There should still be financial flexibility should allow the Brewers to fill in the rest of the roster around their needs.
Of course, the Brewers remaining competitive in the window of the new Yelich extension leans heavily on, well, Yelich himself.
The extension can keep Yelich in Milwaukee through his age-36 season (assuming the reported mutual option for 2029 isn’t exercised, as is usual with such things). Yelich will not be his current self by then--the wRC+ aging curve from 30 to 35 is sharp, not to mention fielding decline. But what the Brewers did is essentially buy out the remainder of his prime (at well below what his open-market rate would have been, much less). Even if Yelich isn’t providing full value in the final couple of seasons of the deal (which, to a degree, I’m sure the Brewers are even anticipating), the hope is that by maintaining his talents from 2023 through around 2026, the team’s window is extended by keeping an elite hitter in the lineup.

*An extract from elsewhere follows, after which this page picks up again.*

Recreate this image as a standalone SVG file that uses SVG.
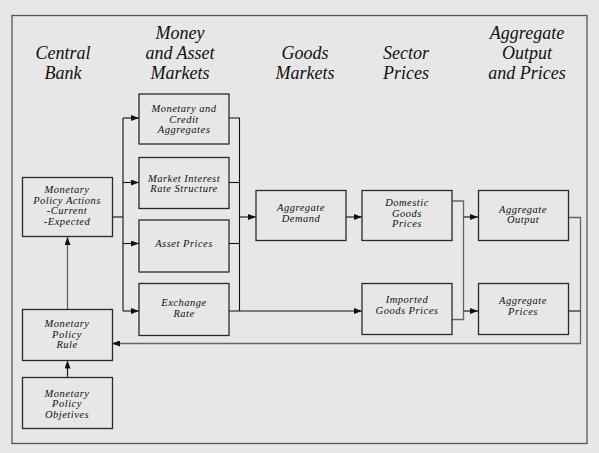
<svg xmlns="http://www.w3.org/2000/svg" width="599" height="453" viewBox="0 0 599 453">
<defs>
<marker id="arr" viewBox="0 0 8 6" refX="8" refY="3" markerWidth="8" markerHeight="6" markerUnits="userSpaceOnUse" orient="auto">
<path d="M0,0 L8,3 L0,6 z" fill="#111"/>
</marker>
</defs>
<style>
.bg{fill:#e7e7e7}
.frame{fill:none;stroke:#555;stroke-width:1.3}
.box{fill:#e7e7e7;stroke:#2a2a2a;stroke-width:1.3}
.hd{font-family:'Liberation Serif','DejaVu Serif',serif;font-style:italic;font-size:18px;fill:#111;text-anchor:middle}
.t{font-family:'Liberation Serif','DejaVu Serif',serif;font-style:italic;font-size:10.5px;letter-spacing:0.5px;fill:#111;text-anchor:middle}
.c{fill:none;stroke:#111;stroke-width:1.1}
.g{fill:none;stroke:#666;stroke-width:1.3}
</style>
<rect class="bg" x="0" y="0" width="599" height="453"/>
<rect class="frame" x="12" y="15.5" width="575" height="428"/>
<g id="headers">
<text class="hd" x="63" y="59">Central</text>
<text class="hd" x="63" y="78.5">Bank</text>
<text class="hd" x="180" y="39">Money</text>
<text class="hd" x="180" y="58.5">and Asset</text>
<text class="hd" x="180" y="78.5">Markets</text>
<text class="hd" x="305" y="58.5">Goods</text>
<text class="hd" x="305" y="78.5">Markets</text>
<text class="hd" x="406" y="58.5">Sector</text>
<text class="hd" x="406" y="78.5">Prices</text>
<text class="hd" x="527" y="39">Aggregate</text>
<text class="hd" x="527" y="58.5">Output</text>
<text class="hd" x="527" y="78.5">and Prices</text>
</g>
<g id="connectors">
<polyline class="c" points="112,217 123,217"/>
<polyline class="c" points="123,118 123,311"/>
<polyline class="c" points="123,118 139,118" marker-end="url(#arr)"/>
<polyline class="c" points="123,182.5 139,182.5" marker-end="url(#arr)"/>
<polyline class="c" points="123,243.5 139,243.5" marker-end="url(#arr)"/>
<polyline class="c" points="123,311 139,311" marker-end="url(#arr)"/>
<polyline class="c" points="229,118 239.5,118 239.5,311"/>
<polyline class="c" points="229,182.5 239.5,182.5"/>
<polyline class="c" points="229,243.5 239.5,243.5"/>
<polyline class="c" points="229,311 362,311" marker-end="url(#arr)"/>
<polyline class="c" points="239.5,217 256,217" marker-end="url(#arr)"/>
<polyline class="c" points="346,217 362,217" marker-end="url(#arr)"/>
<polyline class="g" points="452,201 463.5,201 463.5,319.5 452,319.5"/>
<polyline class="c" points="463.5,217 478,217" marker-end="url(#arr)"/>
<polyline class="c" points="463.5,311 478,311" marker-end="url(#arr)"/>
<polyline class="g" points="569,217.5 580.5,217.5 580.5,343.5 112,343.5"/>
<polyline class="c" points="569,311 580.5,311"/>
<polyline class="c" points="120,343.5 112,343.5" marker-end="url(#arr)"/>
<polyline class="g" points="67.5,309 67.5,237" marker-end="url(#arr)"/>
<polyline class="c" points="67.5,377 67.5,360.5" marker-end="url(#arr)"/>
</g>
<g id="n-actions">
<rect class="box" x="22.5" y="177.5" width="90" height="59"/>
<text class="t" x="67" y="193">Monetary</text>
<text class="t" x="67" y="203.5">Policy Actions</text>
<text class="t" x="67" y="214">-Current</text>
<text class="t" x="67" y="224.5">-Expected</text>
</g>
<g id="n-rule">
<rect class="box" x="22.5" y="309.5" width="90" height="51"/>
<text class="t" x="67" y="326.7">Monetary</text>
<text class="t" x="67" y="337.5">Policy</text>
<text class="t" x="67" y="348.3">Rule</text>
</g>
<g id="n-objectives">
<rect class="box" x="22.5" y="377.5" width="90" height="51"/>
<text class="t" x="67" y="396.7">Monetary</text>
<text class="t" x="67" y="407.3">Policy</text>
<text class="t" x="67" y="418">Objetives</text>
</g>
<g id="n-credit">
<rect class="box" x="139" y="94" width="90" height="50"/>
<text class="t" x="184" y="112">Monetary and</text>
<text class="t" x="184" y="122.5">Credit</text>
<text class="t" x="184" y="133">Aggregates</text>
</g>
<g id="n-interest">
<rect class="box" x="139" y="157.5" width="90" height="51"/>
<text class="t" x="184" y="181.7">Market Interest</text>
<text class="t" x="184" y="192.3">Rate Structure</text>
</g>
<g id="n-asset">
<rect class="box" x="139" y="220" width="90" height="52"/>
<text class="t" x="184" y="247">Asset Prices</text>
</g>
<g id="n-exchange">
<rect class="box" x="139" y="283.5" width="90" height="52"/>
<text class="t" x="184" y="306.3">Exchange</text>
<text class="t" x="184" y="317.3">Rate</text>
</g>
<g id="n-demand">
<rect class="box" x="256" y="190.5" width="90" height="50"/>
<text class="t" x="301" y="210.7">Aggregate</text>
<text class="t" x="301" y="221.7">Demand</text>
</g>
<g id="n-domestic">
<rect class="box" x="362" y="190.5" width="90" height="50"/>
<text class="t" x="407" y="206">Domestic</text>
<text class="t" x="407" y="216.7">Goods</text>
<text class="t" x="407" y="227.3">Prices</text>
</g>
<g id="n-imported">
<rect class="box" x="362" y="283.5" width="90" height="51"/>
<text class="t" x="407" y="303.3">Imported</text>
<text class="t" x="407" y="314">Goods Prices</text>
</g>
<g id="n-output">
<rect class="box" x="478.5" y="190.5" width="90" height="50"/>
<text class="t" x="523" y="212.7">Aggregate</text>
<text class="t" x="523" y="222.7">Output</text>
</g>
<g id="n-prices">
<rect class="box" x="478.5" y="283.5" width="90" height="51"/>
<text class="t" x="523" y="304">Aggregate</text>
<text class="t" x="523" y="314.7">Prices</text>
</g>
</svg>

There are also parts of Yelich’s game which could ease the severity of that aging decline, as well. Plate discipline tends to be a relatively sticky trait and Yelich has a career 11.1 BB% while just coming off a career-best 13.8 percent in that category. He doesn’t strike out a ton, just over a 20 percent clip for his career, and swinging strike percentage is one of the more stable aging curves.
There’s also a lot of cushion to work with when it comes to Yelich; his last two seasons are both among the top three in franchise history in terms of wRC+. Even if he declines from his current status as a seven-win player, it’s not too hard to envision a mid-30s Yelich still providing anywhere from three-to-five wins.
The truth of the matter, though, is this: who knows precisely how the entire contract will play? Christian Yelich, who is good at baseball, is going to be a Brewer for a long time. In the immediate aftermath of the news, that’s good news for Milwaukee.
And, after Tuesday, it’s even easier to envision his number 22 eventually being retired by the Brewers.